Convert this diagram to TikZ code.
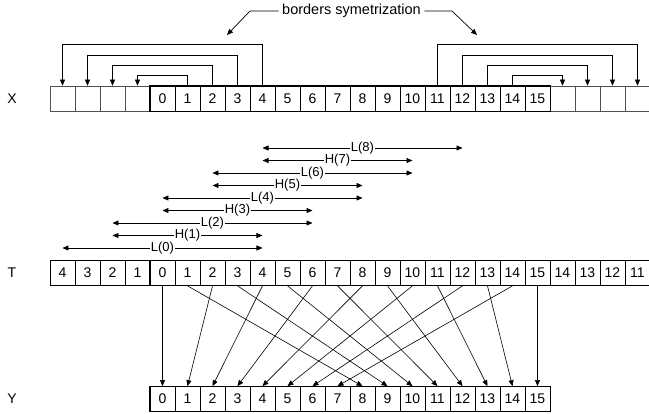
\documentclass[tikz,border=0pt]{standalone}
\usepackage{fontspec}
\setmainfont{Liberation Sans}
\usetikzlibrary{arrows.meta,calc,positioning}
\definecolor{edge}{HTML}{505050}
\tikzset{cell/.style={draw,minimum width=25pt,minimum height=25pt,inner sep=0pt,line width=.7pt,font=\fontsize{14}{16}\selectfont},pad/.style={cell,draw=edge},block/.style={draw,line width=.9pt},sym/.style={-{Triangle[length=6pt,width=5pt]},line width=.7pt},span/.style={{Triangle[length=6pt,width=5pt]}-{Triangle[length=6pt,width=5pt]},line width=.7pt},lab/.style={fill=white,inner sep=1pt,font=\fontsize{13}{15}\selectfont},map/.style={-{Triangle[length=6pt,width=5pt]},line width=.6pt},rowname/.style={font=\fontsize{14}{16}\selectfont}}
\begin{document}
\begin{tikzpicture}[x=25pt,y=25pt]
\useasboundingbox (-6,0) rectangle (19.96,-16.56);
% rows
\node[rowname] (lx) at (-5.52,-3.94) {X};\node[rowname] (lt) at (-5.52,-10.92) {T};\node[rowname] (ly) at (-5.52,-15.96) {Y};
\foreach \i in {-4,...,19}{\ifnum\i<0 \node[pad] (X\i) at (\i+.5,-3.94) {};\else\ifnum\i>15 \node[pad] (X\i) at (\i+.5,-3.94) {};\else\node[cell] (X\i) at (\i+.5,-3.94) {\i};\fi\fi}
\foreach \i in {-4,...,19}{\pgfmathtruncatemacro\v{\i<0?-\i:(\i>15?30-\i:\i)}\node[cell] (T\i) at (\i+.5,-10.92) {\v};}
\foreach \i in {0,...,15}{\node[cell] (Y\i) at (\i+.5,-15.96) {\i};}
\draw[block] (X0.north west) rectangle (X15.south east);\draw[block] (T0.north west) rectangle (T15.south east);\draw[block] (Y0.north west) rectangle (Y15.south east);
% borders symetrization
\foreach \k in {1,...,4}{\pgfmathtruncatemacro\a{15-\k}\pgfmathtruncatemacro\b{15+\k}\pgfmathsetmacro\h{.41*\k}
\draw[sym] (X\k.north) -- ++(0,\h) -| (X-\k.north);\draw[sym] (X\a.north) -- ++(0,\h) -| (X\b.north);}
\node[font=\fontsize{14.5}{16}\selectfont] (bs) at (8.06,-.44) {borders symetrization};
\coordinate (bl) at (4,-.44);\coordinate (blt) at (3.08,-1.4);\coordinate (br) at (12.08,-.44);\coordinate (brt) at (13.08,-1.4);
\draw[sym] (bs.west) -- (bl) -- (blt);\draw[sym] (bs.east) -- (br) -- (brt);
% filter supports
\foreach \n in {0,...,8}{\pgfmathtruncatemacro\w{4-mod(\n,2)}\pgfmathsetmacro\yy{-9.92+.5*\n}
\coordinate (ia\n) at (\n-\w+.5,\yy);\coordinate (ib\n) at (\n+\w+.5,\yy);
\draw[span] (ia\n) -- node[lab]{\ifodd\n\relax H\else L\fi(\n)} (ib\n);}
% lazy wavelet split
\foreach \i in {0,...,7}{\pgfmathtruncatemacro\a{2*\i}\pgfmathtruncatemacro\b{2*\i+1}\pgfmathtruncatemacro\c{\i+8}
\draw[map] (T\a.south) -- (Y\i.north);\draw[map] (T\b.south) -- (Y\c.north);}
\end{tikzpicture}
\end{document}
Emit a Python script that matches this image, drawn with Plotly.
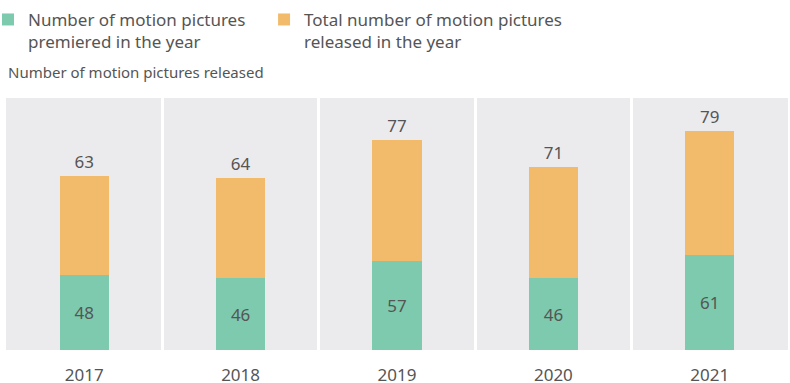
import plotly.graph_objects as go

years = ["2017", "2018", "2019", "2020", "2021"]
premiered = [48, 46, 57, 46, 61]
released_total = [63, 64, 77, 71, 79]

green = "#7ECAAE"
orange = "#F2BB6B"
txt = "#555555"
font_family = "Noto Sans"

fig = go.Figure()
fig.add_trace(go.Bar(
    x=years, y=premiered, name="Number of motion pictures<br>premiered in the year",
    marker=dict(color=green, line=dict(width=0)), width=0.315,
    text=premiered, textposition="inside", insidetextanchor="middle",
    textfont=dict(size=17, color=txt, family=font_family),
    cliponaxis=False, legend="legend",
))
fig.add_trace(go.Bar(
    x=years, y=released_total, name="Total number of motion pictures<br>released in the year",
    marker=dict(color=orange, line=dict(width=0)), width=0.315,
    text=released_total, textposition="outside",
    textfont=dict(size=17, color=txt, family=font_family),
    cliponaxis=False, legend="legend2",
))

leg_common = dict(
    orientation="h", yref="container", y=0.995, yanchor="top", xanchor="left",
    font=dict(size=17, color=txt, family=font_family),
    itemwidth=30, valign="top", bgcolor="rgba(0,0,0,0)",
)

fig.update_layout(
    width=790, height=383,
    barmode="stack",
    margin=dict(l=6, r=2, t=98, b=33, autoexpand=False),
    paper_bgcolor="white",
    plot_bgcolor="#EBEBED",
    font=dict(family=font_family, color=txt, size=17),
    showlegend=True,
    legend=dict(x=-0.023, **leg_common),
    legend2=dict(x=0.33, **leg_common),
    annotations=[dict(
        text="Number of motion pictures released", xref="paper", yref="paper",
        x=0.0, y=1.0, xanchor="left", yanchor="bottom", yshift=14, showarrow=False,
        font=dict(size=15, color=txt, family=font_family),
    )],
)
fig.update_xaxes(
    type="category", tickson="boundaries", showgrid=True, gridcolor="white", gridwidth=3,
    ticks="", ticklabelstandoff=13,
    tickfont=dict(size=17, color=txt, family=font_family),
    showline=False, zeroline=False, automargin=False,
)
fig.update_yaxes(range=[0, 161], showgrid=False, showticklabels=False, zeroline=False,
                 showline=False, automargin=False)

fig.write_html("out.html", config={"displayModeBar": False},
               post_script="document.body.style.margin='0';")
┄┄┄┄┄┄┄┄┄┄
> **Exercise objective**
Repeat the entries exactly and keep the pictures out of the copy.

> **Solution**
Convert this diagram to TikZ code.
\documentclass[tikz,border=0pt]{standalone}
\usepackage{fontspec}
\setmainfont{Liberation Sans}
\usetikzlibrary{arrows.meta,calc,positioning}
\definecolor{edge}{HTML}{505050}
\tikzset{cell/.style={draw,minimum width=25pt,minimum height=25pt,inner sep=0pt,line width=.7pt,font=\fontsize{14}{16}\selectfont},pad/.style={cell,draw=edge},block/.style={draw,line width=.9pt},sym/.style={-{Triangle[length=6pt,width=5pt]},line width=.7pt},span/.style={{Triangle[length=6pt,width=5pt]}-{Triangle[length=6pt,width=5pt]},line width=.7pt},lab/.style={fill=white,inner sep=1pt,font=\fontsize{13}{15}\selectfont},map/.style={-{Triangle[length=6pt,width=5pt]},line width=.6pt},rowname/.style={font=\fontsize{14}{16}\selectfont}}
\begin{document}
\begin{tikzpicture}[x=25pt,y=25pt]
\useasboundingbox (-6,0) rectangle (19.96,-16.56);
% rows
\node[rowname] (lx) at (-5.52,-3.94) {X};\node[rowname] (lt) at (-5.52,-10.92) {T};\node[rowname] (ly) at (-5.52,-15.96) {Y};
\foreach \i in {-4,...,19}{\ifnum\i<0 \node[pad] (X\i) at (\i+.5,-3.94) {};\else\ifnum\i>15 \node[pad] (X\i) at (\i+.5,-3.94) {};\else\node[cell] (X\i) at (\i+.5,-3.94) {\i};\fi\fi}
\foreach \i in {-4,...,19}{\pgfmathtruncatemacro\v{\i<0?-\i:(\i>15?30-\i:\i)}\node[cell] (T\i) at (\i+.5,-10.92) {\v};}
\foreach \i in {0,...,15}{\node[cell] (Y\i) at (\i+.5,-15.96) {\i};}
\draw[block] (X0.north west) rectangle (X15.south east);\draw[block] (T0.north west) rectangle (T15.south east);\draw[block] (Y0.north west) rectangle (Y15.south east);
% borders symetrization
\foreach \k in {1,...,4}{\pgfmathtruncatemacro\a{15-\k}\pgfmathtruncatemacro\b{15+\k}\pgfmathsetmacro\h{.41*\k}
\draw[sym] (X\k.north) -- ++(0,\h) -| (X-\k.north);\draw[sym] (X\a.north) -- ++(0,\h) -| (X\b.north);}
\node[font=\fontsize{14.5}{16}\selectfont] (bs) at (8.06,-.44) {borders symetrization};
\coordinate (bl) at (4,-.44);\coordinate (blt) at (3.08,-1.4);\coordinate (br) at (12.08,-.44);\coordinate (brt) at (13.08,-1.4);
\draw[sym] (bs.west) -- (bl) -- (blt);\draw[sym] (bs.east) -- (br) -- (brt);
% filter supports
\foreach \n in {0,...,8}{\pgfmathtruncatemacro\w{4-mod(\n,2)}\pgfmathsetmacro\yy{-9.92+.5*\n}
\coordinate (ia\n) at (\n-\w+.5,\yy);\coordinate (ib\n) at (\n+\w+.5,\yy);
\draw[span] (ia\n) -- node[lab]{\ifodd\n\relax H\else L\fi(\n)} (ib\n);}
% lazy wavelet split
\foreach \i in {0,...,7}{\pgfmathtruncatemacro\a{2*\i}\pgfmathtruncatemacro\b{2*\i+1}\pgfmathtruncatemacro\c{\i+8}
\draw[map] (T\a.south) -- (Y\i.north);\draw[map] (T\b.south) -- (Y\c.north);}
\end{tikzpicture}
\end{document}
Emit a Python script that matches this image, drawn with Plotly.
import plotly.graph_objects as go

years = ["2017", "2018", "2019", "2020", "2021"]
premiered = [48, 46, 57, 46, 61]
released_total = [63, 64, 77, 71, 79]

green = "#7ECAAE"
orange = "#F2BB6B"
txt = "#555555"
font_family = "Noto Sans"

fig = go.Figure()
fig.add_trace(go.Bar(
    x=years, y=premiered, name="Number of motion pictures<br>premiered in the year",
    marker=dict(color=green, line=dict(width=0)), width=0.315,
    text=premiered, textposition="inside", insidetextanchor="middle",
    textfont=dict(size=17, color=txt, family=font_family),
    cliponaxis=False, legend="legend",
))
fig.add_trace(go.Bar(
    x=years, y=released_total, name="Total number of motion pictures<br>released in the year",
    marker=dict(color=orange, line=dict(width=0)), width=0.315,
    text=released_total, textposition="outside",
    textfont=dict(size=17, color=txt, family=font_family),
    cliponaxis=False, legend="legend2",
))

leg_common = dict(
    orientation="h", yref="container", y=0.995, yanchor="top", xanchor="left",
    font=dict(size=17, color=txt, family=font_family),
    itemwidth=30, valign="top", bgcolor="rgba(0,0,0,0)",
)

fig.update_layout(
    width=790, height=383,
    barmode="stack",
    margin=dict(l=6, r=2, t=98, b=33, autoexpand=False),
    paper_bgcolor="white",
    plot_bgcolor="#EBEBED",
    font=dict(family=font_family, color=txt, size=17),
    showlegend=True,
    legend=dict(x=-0.023, **leg_common),
    legend2=dict(x=0.33, **leg_common),
    annotations=[dict(
        text="Number of motion pictures released", xref="paper", yref="paper",
        x=0.0, y=1.0, xanchor="left", yanchor="bottom", yshift=14, showarrow=False,
        font=dict(size=15, color=txt, family=font_family),
    )],
)
fig.update_xaxes(
    type="category", tickson="boundaries", showgrid=True, gridcolor="white", gridwidth=3,
    ticks="", ticklabelstandoff=13,
    tickfont=dict(size=17, color=txt, family=font_family),
    showline=False, zeroline=False, automargin=False,
)
fig.update_yaxes(range=[0, 161], showgrid=False, showticklabels=False, zeroline=False,
                 showline=False, automargin=False)

fig.write_html("out.html", config={"displayModeBar": False},
               post_script="document.body.style.margin='0';")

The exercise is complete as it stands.